>> START PROVIDED DATA

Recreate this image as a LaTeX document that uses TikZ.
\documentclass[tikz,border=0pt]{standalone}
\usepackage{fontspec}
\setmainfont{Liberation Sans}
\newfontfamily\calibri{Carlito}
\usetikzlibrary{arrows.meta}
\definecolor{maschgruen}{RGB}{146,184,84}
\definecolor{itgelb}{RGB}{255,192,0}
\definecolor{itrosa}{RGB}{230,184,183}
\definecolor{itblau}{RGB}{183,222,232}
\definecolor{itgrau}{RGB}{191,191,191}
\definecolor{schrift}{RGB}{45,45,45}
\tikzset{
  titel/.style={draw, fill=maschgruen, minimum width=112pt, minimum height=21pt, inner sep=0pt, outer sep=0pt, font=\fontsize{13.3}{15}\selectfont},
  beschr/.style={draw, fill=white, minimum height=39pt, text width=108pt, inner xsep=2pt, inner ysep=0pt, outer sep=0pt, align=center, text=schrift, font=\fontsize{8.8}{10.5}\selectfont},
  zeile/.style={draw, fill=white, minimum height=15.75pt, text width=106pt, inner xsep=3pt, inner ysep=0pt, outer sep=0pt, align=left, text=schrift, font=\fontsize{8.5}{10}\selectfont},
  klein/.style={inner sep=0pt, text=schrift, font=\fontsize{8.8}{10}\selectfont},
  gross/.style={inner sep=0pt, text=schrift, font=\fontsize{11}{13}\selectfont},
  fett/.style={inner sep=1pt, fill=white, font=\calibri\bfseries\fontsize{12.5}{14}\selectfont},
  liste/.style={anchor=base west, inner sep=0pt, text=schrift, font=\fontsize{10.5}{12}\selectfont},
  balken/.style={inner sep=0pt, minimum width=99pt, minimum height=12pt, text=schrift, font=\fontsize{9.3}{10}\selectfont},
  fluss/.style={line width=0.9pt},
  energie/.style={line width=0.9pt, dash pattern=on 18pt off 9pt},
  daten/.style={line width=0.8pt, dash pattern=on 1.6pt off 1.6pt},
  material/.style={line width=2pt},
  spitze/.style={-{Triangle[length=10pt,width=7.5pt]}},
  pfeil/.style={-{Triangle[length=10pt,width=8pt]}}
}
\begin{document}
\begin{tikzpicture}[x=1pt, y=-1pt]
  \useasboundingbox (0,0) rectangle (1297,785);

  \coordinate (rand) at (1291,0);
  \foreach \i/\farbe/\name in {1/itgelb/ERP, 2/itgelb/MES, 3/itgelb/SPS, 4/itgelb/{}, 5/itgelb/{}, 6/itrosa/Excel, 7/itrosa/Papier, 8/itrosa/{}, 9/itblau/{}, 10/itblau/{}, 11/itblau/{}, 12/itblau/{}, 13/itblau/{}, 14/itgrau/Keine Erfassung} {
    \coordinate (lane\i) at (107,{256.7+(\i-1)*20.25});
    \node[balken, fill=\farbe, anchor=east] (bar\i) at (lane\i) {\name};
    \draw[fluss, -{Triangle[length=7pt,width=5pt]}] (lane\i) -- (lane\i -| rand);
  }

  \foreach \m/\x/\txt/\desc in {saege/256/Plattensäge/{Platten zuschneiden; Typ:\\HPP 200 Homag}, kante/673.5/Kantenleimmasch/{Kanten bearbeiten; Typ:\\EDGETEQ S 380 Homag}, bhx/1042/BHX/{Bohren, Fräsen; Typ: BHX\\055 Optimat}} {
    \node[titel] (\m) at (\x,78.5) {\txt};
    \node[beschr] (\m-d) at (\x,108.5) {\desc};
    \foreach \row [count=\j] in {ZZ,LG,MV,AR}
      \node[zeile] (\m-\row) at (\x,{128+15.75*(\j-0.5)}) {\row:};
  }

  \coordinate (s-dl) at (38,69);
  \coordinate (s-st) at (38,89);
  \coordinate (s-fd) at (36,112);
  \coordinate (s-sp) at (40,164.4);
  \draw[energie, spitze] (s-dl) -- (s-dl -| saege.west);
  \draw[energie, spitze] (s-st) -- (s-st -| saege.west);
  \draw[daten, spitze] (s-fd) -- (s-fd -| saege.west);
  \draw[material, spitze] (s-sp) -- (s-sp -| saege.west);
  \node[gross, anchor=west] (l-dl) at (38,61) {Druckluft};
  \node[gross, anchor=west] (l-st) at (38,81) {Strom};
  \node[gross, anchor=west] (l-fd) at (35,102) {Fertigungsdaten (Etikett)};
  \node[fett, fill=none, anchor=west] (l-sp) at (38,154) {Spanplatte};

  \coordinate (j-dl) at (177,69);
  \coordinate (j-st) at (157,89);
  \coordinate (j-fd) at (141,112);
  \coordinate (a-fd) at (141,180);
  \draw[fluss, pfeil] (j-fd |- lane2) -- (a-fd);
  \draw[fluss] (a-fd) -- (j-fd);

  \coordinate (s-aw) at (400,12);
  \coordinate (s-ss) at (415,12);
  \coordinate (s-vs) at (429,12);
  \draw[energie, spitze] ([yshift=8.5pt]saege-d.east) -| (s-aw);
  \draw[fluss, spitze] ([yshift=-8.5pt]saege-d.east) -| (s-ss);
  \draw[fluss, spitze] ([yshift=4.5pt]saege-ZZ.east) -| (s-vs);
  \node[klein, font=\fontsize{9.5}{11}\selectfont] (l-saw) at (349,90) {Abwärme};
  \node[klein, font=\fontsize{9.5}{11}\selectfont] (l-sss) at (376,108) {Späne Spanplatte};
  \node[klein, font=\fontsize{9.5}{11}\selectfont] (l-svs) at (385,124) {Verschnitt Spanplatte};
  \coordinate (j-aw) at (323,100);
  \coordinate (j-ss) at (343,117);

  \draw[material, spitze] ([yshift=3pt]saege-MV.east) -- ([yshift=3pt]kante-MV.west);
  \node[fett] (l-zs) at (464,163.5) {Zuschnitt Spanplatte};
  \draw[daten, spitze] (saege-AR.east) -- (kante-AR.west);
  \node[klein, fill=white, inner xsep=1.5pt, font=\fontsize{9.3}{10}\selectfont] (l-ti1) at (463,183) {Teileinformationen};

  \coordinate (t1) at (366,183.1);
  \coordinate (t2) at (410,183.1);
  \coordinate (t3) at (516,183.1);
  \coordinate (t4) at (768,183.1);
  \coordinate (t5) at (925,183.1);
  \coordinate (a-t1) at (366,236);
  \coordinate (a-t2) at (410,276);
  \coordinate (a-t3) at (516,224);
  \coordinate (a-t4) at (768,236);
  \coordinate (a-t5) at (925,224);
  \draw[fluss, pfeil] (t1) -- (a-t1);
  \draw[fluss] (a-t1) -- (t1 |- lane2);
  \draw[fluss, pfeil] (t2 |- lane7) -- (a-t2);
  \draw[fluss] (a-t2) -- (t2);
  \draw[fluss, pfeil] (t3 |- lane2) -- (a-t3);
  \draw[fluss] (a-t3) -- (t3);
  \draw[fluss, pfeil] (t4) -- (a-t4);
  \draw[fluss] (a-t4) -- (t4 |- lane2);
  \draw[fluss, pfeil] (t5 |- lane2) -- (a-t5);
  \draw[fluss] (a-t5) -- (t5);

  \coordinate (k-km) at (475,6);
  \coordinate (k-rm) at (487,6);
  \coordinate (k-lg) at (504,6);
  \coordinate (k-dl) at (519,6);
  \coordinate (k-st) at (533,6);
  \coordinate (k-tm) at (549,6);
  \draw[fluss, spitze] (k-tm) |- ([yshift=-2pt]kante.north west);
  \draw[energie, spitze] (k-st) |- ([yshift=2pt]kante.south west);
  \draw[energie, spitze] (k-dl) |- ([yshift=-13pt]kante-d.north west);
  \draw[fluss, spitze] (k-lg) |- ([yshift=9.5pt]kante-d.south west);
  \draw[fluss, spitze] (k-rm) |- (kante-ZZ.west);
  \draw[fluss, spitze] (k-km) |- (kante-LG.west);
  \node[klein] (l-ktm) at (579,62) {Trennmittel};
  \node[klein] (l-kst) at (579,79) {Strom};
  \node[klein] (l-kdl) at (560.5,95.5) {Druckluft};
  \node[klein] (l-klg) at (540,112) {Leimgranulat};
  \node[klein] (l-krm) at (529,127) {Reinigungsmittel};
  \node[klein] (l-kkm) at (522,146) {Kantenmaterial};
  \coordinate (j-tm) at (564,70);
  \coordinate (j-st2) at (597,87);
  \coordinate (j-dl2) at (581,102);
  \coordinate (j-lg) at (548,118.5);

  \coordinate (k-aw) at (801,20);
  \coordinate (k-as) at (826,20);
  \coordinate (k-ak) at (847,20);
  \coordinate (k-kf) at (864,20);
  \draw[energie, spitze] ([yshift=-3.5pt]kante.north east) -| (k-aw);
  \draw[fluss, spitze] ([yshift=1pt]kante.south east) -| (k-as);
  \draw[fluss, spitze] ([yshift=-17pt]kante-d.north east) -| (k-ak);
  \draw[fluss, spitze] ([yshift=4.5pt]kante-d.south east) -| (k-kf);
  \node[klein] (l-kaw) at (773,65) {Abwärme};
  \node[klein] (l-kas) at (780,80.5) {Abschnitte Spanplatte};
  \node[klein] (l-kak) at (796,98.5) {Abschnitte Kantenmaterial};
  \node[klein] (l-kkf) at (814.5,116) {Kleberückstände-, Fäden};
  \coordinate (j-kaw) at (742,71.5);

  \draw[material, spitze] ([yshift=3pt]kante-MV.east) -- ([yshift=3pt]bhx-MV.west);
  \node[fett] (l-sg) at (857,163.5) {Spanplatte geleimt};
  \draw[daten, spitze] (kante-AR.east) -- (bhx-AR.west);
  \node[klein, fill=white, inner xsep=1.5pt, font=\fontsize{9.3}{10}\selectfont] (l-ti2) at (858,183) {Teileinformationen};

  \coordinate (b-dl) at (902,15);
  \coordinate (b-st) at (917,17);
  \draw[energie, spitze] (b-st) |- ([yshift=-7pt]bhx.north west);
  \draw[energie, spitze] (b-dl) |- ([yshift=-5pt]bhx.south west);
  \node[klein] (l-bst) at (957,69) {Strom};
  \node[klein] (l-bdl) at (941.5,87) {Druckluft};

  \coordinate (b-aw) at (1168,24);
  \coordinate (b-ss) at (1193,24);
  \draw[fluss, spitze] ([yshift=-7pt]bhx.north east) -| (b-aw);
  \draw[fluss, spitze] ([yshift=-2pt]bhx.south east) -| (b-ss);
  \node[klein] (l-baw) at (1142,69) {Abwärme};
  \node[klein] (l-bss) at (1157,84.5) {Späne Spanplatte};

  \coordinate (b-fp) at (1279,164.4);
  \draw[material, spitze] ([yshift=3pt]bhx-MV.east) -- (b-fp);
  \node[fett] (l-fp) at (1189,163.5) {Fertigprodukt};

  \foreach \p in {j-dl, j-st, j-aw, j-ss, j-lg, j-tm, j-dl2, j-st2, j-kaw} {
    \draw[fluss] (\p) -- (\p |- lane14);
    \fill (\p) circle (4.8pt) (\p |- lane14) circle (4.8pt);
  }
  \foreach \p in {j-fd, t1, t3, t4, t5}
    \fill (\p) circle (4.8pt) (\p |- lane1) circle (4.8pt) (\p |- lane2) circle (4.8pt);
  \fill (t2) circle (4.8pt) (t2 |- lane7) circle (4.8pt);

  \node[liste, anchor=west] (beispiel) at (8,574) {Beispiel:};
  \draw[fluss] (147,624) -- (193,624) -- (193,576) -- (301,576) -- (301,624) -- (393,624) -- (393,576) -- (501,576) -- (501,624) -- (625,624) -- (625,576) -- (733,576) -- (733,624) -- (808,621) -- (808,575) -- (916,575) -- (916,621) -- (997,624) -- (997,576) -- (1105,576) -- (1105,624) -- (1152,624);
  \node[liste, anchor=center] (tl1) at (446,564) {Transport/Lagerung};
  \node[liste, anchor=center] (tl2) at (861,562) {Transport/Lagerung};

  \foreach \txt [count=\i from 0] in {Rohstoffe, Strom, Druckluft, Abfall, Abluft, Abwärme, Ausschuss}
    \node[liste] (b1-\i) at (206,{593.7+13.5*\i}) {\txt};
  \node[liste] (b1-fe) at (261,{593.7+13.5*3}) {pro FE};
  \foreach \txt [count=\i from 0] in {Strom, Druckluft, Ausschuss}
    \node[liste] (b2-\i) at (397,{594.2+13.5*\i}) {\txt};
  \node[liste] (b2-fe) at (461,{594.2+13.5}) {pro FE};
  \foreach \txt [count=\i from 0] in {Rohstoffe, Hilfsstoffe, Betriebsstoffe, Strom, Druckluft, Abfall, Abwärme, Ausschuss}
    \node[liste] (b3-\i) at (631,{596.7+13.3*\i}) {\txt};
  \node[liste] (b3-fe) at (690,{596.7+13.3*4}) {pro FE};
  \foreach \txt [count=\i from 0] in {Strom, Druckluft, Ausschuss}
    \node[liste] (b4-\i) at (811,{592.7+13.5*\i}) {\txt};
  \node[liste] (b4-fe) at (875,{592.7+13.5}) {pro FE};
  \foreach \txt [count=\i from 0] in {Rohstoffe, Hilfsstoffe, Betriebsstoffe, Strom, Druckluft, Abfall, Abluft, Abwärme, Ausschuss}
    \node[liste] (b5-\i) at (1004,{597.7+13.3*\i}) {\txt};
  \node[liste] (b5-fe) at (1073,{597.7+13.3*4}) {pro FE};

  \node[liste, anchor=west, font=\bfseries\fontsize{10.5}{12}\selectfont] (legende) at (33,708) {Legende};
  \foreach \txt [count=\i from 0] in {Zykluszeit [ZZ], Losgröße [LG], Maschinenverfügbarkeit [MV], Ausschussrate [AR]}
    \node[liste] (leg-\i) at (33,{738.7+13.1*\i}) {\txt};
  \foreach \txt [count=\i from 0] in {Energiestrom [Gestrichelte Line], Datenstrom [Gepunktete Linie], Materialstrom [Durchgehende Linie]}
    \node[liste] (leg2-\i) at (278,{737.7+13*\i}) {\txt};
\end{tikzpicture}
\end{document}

>> END PROVIDED DATA
>> START PROVIDED DATA

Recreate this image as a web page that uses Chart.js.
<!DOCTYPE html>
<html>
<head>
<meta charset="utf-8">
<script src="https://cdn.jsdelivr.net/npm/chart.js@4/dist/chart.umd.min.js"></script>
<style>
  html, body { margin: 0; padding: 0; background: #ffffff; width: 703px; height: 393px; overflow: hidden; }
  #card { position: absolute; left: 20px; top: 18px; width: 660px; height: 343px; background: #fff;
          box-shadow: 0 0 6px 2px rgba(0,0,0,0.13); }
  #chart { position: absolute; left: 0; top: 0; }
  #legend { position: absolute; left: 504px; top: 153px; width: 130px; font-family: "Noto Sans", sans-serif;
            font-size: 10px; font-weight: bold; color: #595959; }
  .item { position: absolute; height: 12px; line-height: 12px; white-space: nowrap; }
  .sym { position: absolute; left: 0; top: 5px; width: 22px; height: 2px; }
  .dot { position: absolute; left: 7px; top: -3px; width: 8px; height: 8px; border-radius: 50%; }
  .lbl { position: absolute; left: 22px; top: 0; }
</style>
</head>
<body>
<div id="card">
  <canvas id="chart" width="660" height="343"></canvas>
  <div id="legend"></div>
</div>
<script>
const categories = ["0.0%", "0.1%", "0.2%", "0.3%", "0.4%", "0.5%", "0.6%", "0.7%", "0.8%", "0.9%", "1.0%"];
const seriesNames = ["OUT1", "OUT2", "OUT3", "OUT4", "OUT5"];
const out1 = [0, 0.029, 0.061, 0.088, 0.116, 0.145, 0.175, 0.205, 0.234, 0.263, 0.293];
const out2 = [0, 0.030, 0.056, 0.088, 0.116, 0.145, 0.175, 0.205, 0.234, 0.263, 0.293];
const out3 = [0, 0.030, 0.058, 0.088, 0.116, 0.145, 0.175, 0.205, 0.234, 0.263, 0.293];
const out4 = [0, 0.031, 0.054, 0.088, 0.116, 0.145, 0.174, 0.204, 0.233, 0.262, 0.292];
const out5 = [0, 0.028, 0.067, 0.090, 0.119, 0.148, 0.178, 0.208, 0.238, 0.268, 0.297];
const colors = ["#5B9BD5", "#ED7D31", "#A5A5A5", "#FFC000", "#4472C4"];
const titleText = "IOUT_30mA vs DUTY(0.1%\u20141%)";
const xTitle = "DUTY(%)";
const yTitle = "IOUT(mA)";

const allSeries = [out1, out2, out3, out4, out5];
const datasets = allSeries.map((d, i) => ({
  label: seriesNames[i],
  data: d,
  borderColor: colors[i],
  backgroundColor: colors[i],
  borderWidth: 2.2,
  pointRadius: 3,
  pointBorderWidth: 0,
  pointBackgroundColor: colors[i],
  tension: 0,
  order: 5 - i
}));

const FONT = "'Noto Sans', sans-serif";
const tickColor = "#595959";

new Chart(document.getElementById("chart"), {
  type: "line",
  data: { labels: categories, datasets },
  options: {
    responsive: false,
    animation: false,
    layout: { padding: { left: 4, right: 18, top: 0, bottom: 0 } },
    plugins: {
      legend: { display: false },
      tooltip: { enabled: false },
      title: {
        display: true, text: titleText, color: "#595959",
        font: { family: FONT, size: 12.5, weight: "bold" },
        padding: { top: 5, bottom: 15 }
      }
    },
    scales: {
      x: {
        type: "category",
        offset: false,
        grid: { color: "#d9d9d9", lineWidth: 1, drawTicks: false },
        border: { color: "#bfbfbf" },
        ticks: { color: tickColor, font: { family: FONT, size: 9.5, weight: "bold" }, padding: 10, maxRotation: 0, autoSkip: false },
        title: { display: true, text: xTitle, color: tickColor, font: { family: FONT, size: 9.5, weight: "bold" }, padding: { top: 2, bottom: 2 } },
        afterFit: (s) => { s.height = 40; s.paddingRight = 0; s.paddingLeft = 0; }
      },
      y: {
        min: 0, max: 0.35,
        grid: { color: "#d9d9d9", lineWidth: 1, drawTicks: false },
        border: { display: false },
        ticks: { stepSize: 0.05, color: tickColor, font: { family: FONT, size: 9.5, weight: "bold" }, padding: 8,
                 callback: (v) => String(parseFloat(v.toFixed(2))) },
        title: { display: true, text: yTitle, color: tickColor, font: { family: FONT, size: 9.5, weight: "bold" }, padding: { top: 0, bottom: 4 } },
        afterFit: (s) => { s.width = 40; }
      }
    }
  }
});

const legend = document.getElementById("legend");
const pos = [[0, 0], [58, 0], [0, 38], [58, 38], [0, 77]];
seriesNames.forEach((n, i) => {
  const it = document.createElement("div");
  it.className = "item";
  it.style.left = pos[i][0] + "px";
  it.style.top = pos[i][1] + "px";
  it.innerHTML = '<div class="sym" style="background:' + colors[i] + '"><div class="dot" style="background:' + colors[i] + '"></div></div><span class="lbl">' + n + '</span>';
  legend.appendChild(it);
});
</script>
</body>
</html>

>> END PROVIDED DATA

## TO BE DONE
Pick out the lines that include the word "this" and write them out.

## ANSWER TO THE TASK
Recreate this image as a LaTeX document that uses TikZ.
Recreate this image as a web page that uses Chart.js.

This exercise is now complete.